What are they? Businesses used not to have to apologise all that much. Customers were more deferential in the past and they didn't know their rights. And there was no global 24-hour media or internet filled with bloggers and tweeters to terrorise companies. But times have changed. Now, smart bosses need to know how to be able to stand up straight, look the camera or interviewer in the eye and say sorry for things that have gone wrong - even if they are not really responsible for them. Running a company means having to say sorry, quite frequently.
Where did they come from? Large-scale apologies from companies were once rare. The most that many of us were used to getting was the dirge that began: 'British Rail regrets to announce the non-running of the 7.53 service... ' But through exposure and practice, some companies have got better at it. In 2007, Mattel boss Bob Eckert delivered an exemplary apology for his company's recall of faulty toys, rushing to CNN's TV studios to make his point: 'I'm disappointed, I'm upset, but I can assure your viewers that we are doing everything we can about the situation,' he said.
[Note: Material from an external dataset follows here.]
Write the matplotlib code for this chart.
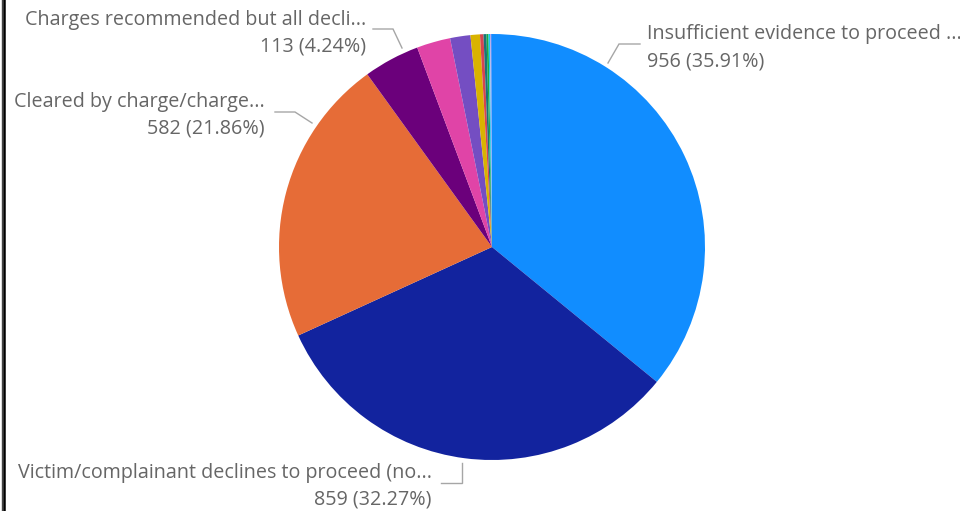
import matplotlib
matplotlib.use("Agg")
import matplotlib.pyplot as plt
from matplotlib.lines import Line2D

# Case clearance outcomes (counts)
categories = [
    "Insufficient evidence to proceed ...",
    "Victim/complainant declines to proceed (no...",
    "Cleared by charge/charge...",
    "Charges recommended but all decli...",
    "Cleared by exception - other",
    "Offender deceased",
    "Extradition declined",
    "Offender in custody elsewhere",
    "Referred to other agency",
    "Warrant issued",
    "Juvenile - no custody",
    "Unfounded",
    "Other",
]
counts = [956, 859, 582, 113, 68, 41, 19, 7, 6, 4, 3, 2, 2]
colors = ["#118DFF", "#12239E", "#E66C37", "#6B007B", "#E044A7", "#744EC2",
          "#D9B300", "#D64550", "#197278", "#1AAB40", "#15C6F4", "#B8A9E8",
          "#4092FF"]

W, H = 960, 511
fig = plt.figure(figsize=(W / 100, H / 100), dpi=100)
ax = fig.add_axes([0, 0, 1, 1])

cx, cy, r = 492, H - 247, 213
ax.pie(counts, colors=colors, startangle=90, counterclock=False,
       center=(cx, cy), radius=r, frame=True,
       wedgeprops=dict(linewidth=0))
ax.set_xlim(0, W)
ax.set_ylim(0, H)
ax.set_aspect("equal")
ax.axis("off")

total = sum(counts)
txt_color = "#666666"
lead_color = "#A6A6A6"
font = dict(family=["Open Sans", "DejaVu Sans"], size=14.2, color=txt_color)

# (index, text x, align, line-1 y, line-2 y, leader path) in pixel coords from top
labels = [
    (0, 647, "left", 34, 61, [(608, 63), (619, 44), (640, 44)]),
    (3, 366, "right", 20, 46, [(402, 48), (393, 29), (373, 29)]),
    (2, 265, "right", 102, 128, [(312, 123), (295, 112), (275, 112)]),
    (1, 432, "right", 473, 499, [(462, 463), (462, 483), (441, 483)]),
]
for i, x, ha, y1, y2, path in labels:
    pct = counts[i] / total * 100
    ax.text(x, H - y1, categories[i], ha=ha, va="center", **font)
    ax.text(x, H - y2, f"{counts[i]} ({pct:.2f}%)", ha=ha, va="center", **font)
    xs = [p[0] for p in path]
    ys = [H - p[1] for p in path]
    ax.plot(xs, ys, color=lead_color, linewidth=1.0, solid_joinstyle="miter")

# frame edge on the left
fig.add_artist(Line2D([1.5 / W, 1.5 / W], [0, 1], color="#444444", linewidth=1.0))
fig.add_artist(Line2D([3.8 / W, 3.8 / W], [0, 1], color="#000000", linewidth=1.8))

fig.savefig("out.png", dpi=100)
Where are they going? The dismal sight of BP chief executive Tony Hayward first apparently belittling the recent Gulf of Mexico disaster, then blaming other parties for errors, before finally learning to offer an unconditional apology himself should serve as a warning to any other company boss on how not to do it. Perhaps the Pru bosses' mea culpa will set a better example. But we are still some way away from that happy scenario when business leaders learn that when something goes wrong, the first thing to do is put your hands up, apologise for the aggro caused and commit to doing something effective about it.
Fad quotient (out of 10): Eight and, sorry, rising.